** REQUIREMENT **
Set down the full listing exactly as given. Any pictures are to be left out.

- - - - -

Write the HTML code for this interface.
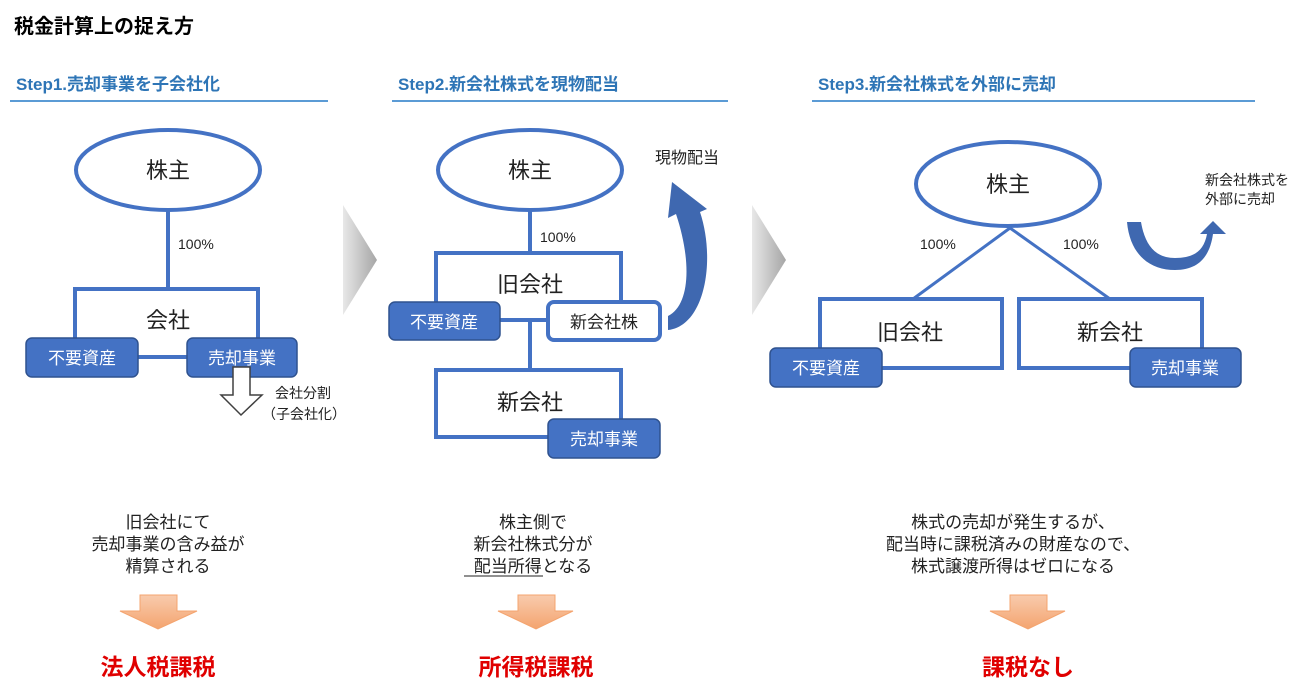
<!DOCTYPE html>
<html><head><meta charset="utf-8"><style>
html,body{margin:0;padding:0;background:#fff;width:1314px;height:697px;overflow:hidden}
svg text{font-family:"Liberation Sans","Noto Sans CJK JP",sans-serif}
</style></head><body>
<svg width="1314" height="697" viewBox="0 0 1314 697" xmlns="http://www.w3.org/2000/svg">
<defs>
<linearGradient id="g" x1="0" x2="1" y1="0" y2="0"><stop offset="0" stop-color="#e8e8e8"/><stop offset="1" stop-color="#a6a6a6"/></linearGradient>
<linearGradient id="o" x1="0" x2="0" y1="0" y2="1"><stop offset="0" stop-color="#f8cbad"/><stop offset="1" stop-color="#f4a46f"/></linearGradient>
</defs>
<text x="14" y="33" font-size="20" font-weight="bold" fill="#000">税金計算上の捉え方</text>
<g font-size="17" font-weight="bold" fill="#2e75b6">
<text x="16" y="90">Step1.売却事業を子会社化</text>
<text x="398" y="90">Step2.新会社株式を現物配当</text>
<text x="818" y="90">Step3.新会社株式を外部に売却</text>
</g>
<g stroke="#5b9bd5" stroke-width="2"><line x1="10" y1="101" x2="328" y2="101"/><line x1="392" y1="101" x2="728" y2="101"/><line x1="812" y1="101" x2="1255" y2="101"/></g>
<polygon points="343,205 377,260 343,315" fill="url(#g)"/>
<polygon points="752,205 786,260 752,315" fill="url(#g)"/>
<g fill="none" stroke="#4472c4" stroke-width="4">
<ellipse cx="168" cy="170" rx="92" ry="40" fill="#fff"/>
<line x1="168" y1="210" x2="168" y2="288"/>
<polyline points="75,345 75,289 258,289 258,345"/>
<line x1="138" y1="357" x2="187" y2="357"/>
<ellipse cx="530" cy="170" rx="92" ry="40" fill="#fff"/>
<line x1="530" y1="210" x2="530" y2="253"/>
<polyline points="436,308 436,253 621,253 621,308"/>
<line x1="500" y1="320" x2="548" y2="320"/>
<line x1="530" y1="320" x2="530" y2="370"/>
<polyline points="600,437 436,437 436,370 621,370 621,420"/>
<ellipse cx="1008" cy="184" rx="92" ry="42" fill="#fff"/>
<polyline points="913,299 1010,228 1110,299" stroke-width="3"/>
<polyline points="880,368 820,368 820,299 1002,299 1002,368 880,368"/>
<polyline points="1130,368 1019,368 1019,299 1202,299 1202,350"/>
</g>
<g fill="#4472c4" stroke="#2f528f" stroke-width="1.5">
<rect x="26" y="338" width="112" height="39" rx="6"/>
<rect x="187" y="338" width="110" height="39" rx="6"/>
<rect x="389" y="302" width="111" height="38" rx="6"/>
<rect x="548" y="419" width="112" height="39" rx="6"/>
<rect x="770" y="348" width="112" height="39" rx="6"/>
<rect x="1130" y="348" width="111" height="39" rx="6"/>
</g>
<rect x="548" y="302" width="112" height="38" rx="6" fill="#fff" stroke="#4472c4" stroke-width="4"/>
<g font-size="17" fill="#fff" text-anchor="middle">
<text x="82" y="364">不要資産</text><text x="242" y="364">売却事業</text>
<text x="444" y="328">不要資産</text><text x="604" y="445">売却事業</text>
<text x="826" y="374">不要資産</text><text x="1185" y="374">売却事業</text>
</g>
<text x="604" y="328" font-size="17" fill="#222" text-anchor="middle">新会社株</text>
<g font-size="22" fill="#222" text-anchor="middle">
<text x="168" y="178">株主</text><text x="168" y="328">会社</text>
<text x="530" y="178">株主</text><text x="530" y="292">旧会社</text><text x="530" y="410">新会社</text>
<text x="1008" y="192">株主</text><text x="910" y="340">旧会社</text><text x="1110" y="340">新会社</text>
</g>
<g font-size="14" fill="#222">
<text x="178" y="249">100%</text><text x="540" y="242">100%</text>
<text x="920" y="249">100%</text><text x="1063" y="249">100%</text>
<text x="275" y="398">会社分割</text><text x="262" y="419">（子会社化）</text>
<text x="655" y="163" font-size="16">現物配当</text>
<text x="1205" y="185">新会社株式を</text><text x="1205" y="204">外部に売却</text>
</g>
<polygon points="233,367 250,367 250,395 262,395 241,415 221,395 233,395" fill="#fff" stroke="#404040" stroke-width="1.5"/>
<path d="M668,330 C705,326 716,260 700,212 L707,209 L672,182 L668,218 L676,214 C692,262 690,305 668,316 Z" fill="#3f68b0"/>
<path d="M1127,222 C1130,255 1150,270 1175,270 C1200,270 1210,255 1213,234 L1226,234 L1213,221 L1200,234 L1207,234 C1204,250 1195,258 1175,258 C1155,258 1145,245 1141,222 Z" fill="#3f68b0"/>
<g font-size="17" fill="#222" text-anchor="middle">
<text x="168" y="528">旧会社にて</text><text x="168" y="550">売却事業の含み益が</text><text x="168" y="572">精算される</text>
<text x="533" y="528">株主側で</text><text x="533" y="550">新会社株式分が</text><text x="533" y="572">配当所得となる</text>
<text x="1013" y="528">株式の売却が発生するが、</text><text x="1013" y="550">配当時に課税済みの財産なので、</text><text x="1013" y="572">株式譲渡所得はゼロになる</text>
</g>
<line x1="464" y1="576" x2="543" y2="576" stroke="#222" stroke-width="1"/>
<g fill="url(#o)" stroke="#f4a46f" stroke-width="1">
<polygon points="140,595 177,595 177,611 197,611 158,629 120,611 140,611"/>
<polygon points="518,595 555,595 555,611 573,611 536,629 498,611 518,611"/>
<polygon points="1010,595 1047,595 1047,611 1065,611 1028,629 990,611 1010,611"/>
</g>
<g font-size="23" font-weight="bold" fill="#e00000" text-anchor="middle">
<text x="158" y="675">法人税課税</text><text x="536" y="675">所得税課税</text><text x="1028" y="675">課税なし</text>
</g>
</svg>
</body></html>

- - - - -

** ANSWER FOR THE TASK **
Write the HTML code for this interface.
<!DOCTYPE html>
<html><head><meta charset="utf-8"><style>
html,body{margin:0;padding:0;background:#fff;width:1314px;height:697px;overflow:hidden}
svg text{font-family:"Liberation Sans","Noto Sans CJK JP",sans-serif}
</style></head><body>
<svg width="1314" height="697" viewBox="0 0 1314 697" xmlns="http://www.w3.org/2000/svg">
<defs>
<linearGradient id="g" x1="0" x2="1" y1="0" y2="0"><stop offset="0" stop-color="#e8e8e8"/><stop offset="1" stop-color="#a6a6a6"/></linearGradient>
<linearGradient id="o" x1="0" x2="0" y1="0" y2="1"><stop offset="0" stop-color="#f8cbad"/><stop offset="1" stop-color="#f4a46f"/></linearGradient>
</defs>
<text x="14" y="33" font-size="20" font-weight="bold" fill="#000">税金計算上の捉え方</text>
<g font-size="17" font-weight="bold" fill="#2e75b6">
<text x="16" y="90">Step1.売却事業を子会社化</text>
<text x="398" y="90">Step2.新会社株式を現物配当</text>
<text x="818" y="90">Step3.新会社株式を外部に売却</text>
</g>
<g stroke="#5b9bd5" stroke-width="2"><line x1="10" y1="101" x2="328" y2="101"/><line x1="392" y1="101" x2="728" y2="101"/><line x1="812" y1="101" x2="1255" y2="101"/></g>
<polygon points="343,205 377,260 343,315" fill="url(#g)"/>
<polygon points="752,205 786,260 752,315" fill="url(#g)"/>
<g fill="none" stroke="#4472c4" stroke-width="4">
<ellipse cx="168" cy="170" rx="92" ry="40" fill="#fff"/>
<line x1="168" y1="210" x2="168" y2="288"/>
<polyline points="75,345 75,289 258,289 258,345"/>
<line x1="138" y1="357" x2="187" y2="357"/>
<ellipse cx="530" cy="170" rx="92" ry="40" fill="#fff"/>
<line x1="530" y1="210" x2="530" y2="253"/>
<polyline points="436,308 436,253 621,253 621,308"/>
<line x1="500" y1="320" x2="548" y2="320"/>
<line x1="530" y1="320" x2="530" y2="370"/>
<polyline points="600,437 436,437 436,370 621,370 621,420"/>
<ellipse cx="1008" cy="184" rx="92" ry="42" fill="#fff"/>
<polyline points="913,299 1010,228 1110,299" stroke-width="3"/>
<polyline points="880,368 820,368 820,299 1002,299 1002,368 880,368"/>
<polyline points="1130,368 1019,368 1019,299 1202,299 1202,350"/>
</g>
<g fill="#4472c4" stroke="#2f528f" stroke-width="1.5">
<rect x="26" y="338" width="112" height="39" rx="6"/>
<rect x="187" y="338" width="110" height="39" rx="6"/>
<rect x="389" y="302" width="111" height="38" rx="6"/>
<rect x="548" y="419" width="112" height="39" rx="6"/>
<rect x="770" y="348" width="112" height="39" rx="6"/>
<rect x="1130" y="348" width="111" height="39" rx="6"/>
</g>
<rect x="548" y="302" width="112" height="38" rx="6" fill="#fff" stroke="#4472c4" stroke-width="4"/>
<g font-size="17" fill="#fff" text-anchor="middle">
<text x="82" y="364">不要資産</text><text x="242" y="364">売却事業</text>
<text x="444" y="328">不要資産</text><text x="604" y="445">売却事業</text>
<text x="826" y="374">不要資産</text><text x="1185" y="374">売却事業</text>
</g>
<text x="604" y="328" font-size="17" fill="#222" text-anchor="middle">新会社株</text>
<g font-size="22" fill="#222" text-anchor="middle">
<text x="168" y="178">株主</text><text x="168" y="328">会社</text>
<text x="530" y="178">株主</text><text x="530" y="292">旧会社</text><text x="530" y="410">新会社</text>
<text x="1008" y="192">株主</text><text x="910" y="340">旧会社</text><text x="1110" y="340">新会社</text>
</g>
<g font-size="14" fill="#222">
<text x="178" y="249">100%</text><text x="540" y="242">100%</text>
<text x="920" y="249">100%</text><text x="1063" y="249">100%</text>
<text x="275" y="398">会社分割</text><text x="262" y="419">（子会社化）</text>
<text x="655" y="163" font-size="16">現物配当</text>
<text x="1205" y="185">新会社株式を</text><text x="1205" y="204">外部に売却</text>
</g>
<polygon points="233,367 250,367 250,395 262,395 241,415 221,395 233,395" fill="#fff" stroke="#404040" stroke-width="1.5"/>
<path d="M668,330 C705,326 716,260 700,212 L707,209 L672,182 L668,218 L676,214 C692,262 690,305 668,316 Z" fill="#3f68b0"/>
<path d="M1127,222 C1130,255 1150,270 1175,270 C1200,270 1210,255 1213,234 L1226,234 L1213,221 L1200,234 L1207,234 C1204,250 1195,258 1175,258 C1155,258 1145,245 1141,222 Z" fill="#3f68b0"/>
<g font-size="17" fill="#222" text-anchor="middle">
<text x="168" y="528">旧会社にて</text><text x="168" y="550">売却事業の含み益が</text><text x="168" y="572">精算される</text>
<text x="533" y="528">株主側で</text><text x="533" y="550">新会社株式分が</text><text x="533" y="572">配当所得となる</text>
<text x="1013" y="528">株式の売却が発生するが、</text><text x="1013" y="550">配当時に課税済みの財産なので、</text><text x="1013" y="572">株式譲渡所得はゼロになる</text>
</g>
<line x1="464" y1="576" x2="543" y2="576" stroke="#222" stroke-width="1"/>
<g fill="url(#o)" stroke="#f4a46f" stroke-width="1">
<polygon points="140,595 177,595 177,611 197,611 158,629 120,611 140,611"/>
<polygon points="518,595 555,595 555,611 573,611 536,629 498,611 518,611"/>
<polygon points="1010,595 1047,595 1047,611 1065,611 1028,629 990,611 1010,611"/>
</g>
<g font-size="23" font-weight="bold" fill="#e00000" text-anchor="middle">
<text x="158" y="675">法人税課税</text><text x="536" y="675">所得税課税</text><text x="1028" y="675">課税なし</text>
</g>
</svg>
</body></html>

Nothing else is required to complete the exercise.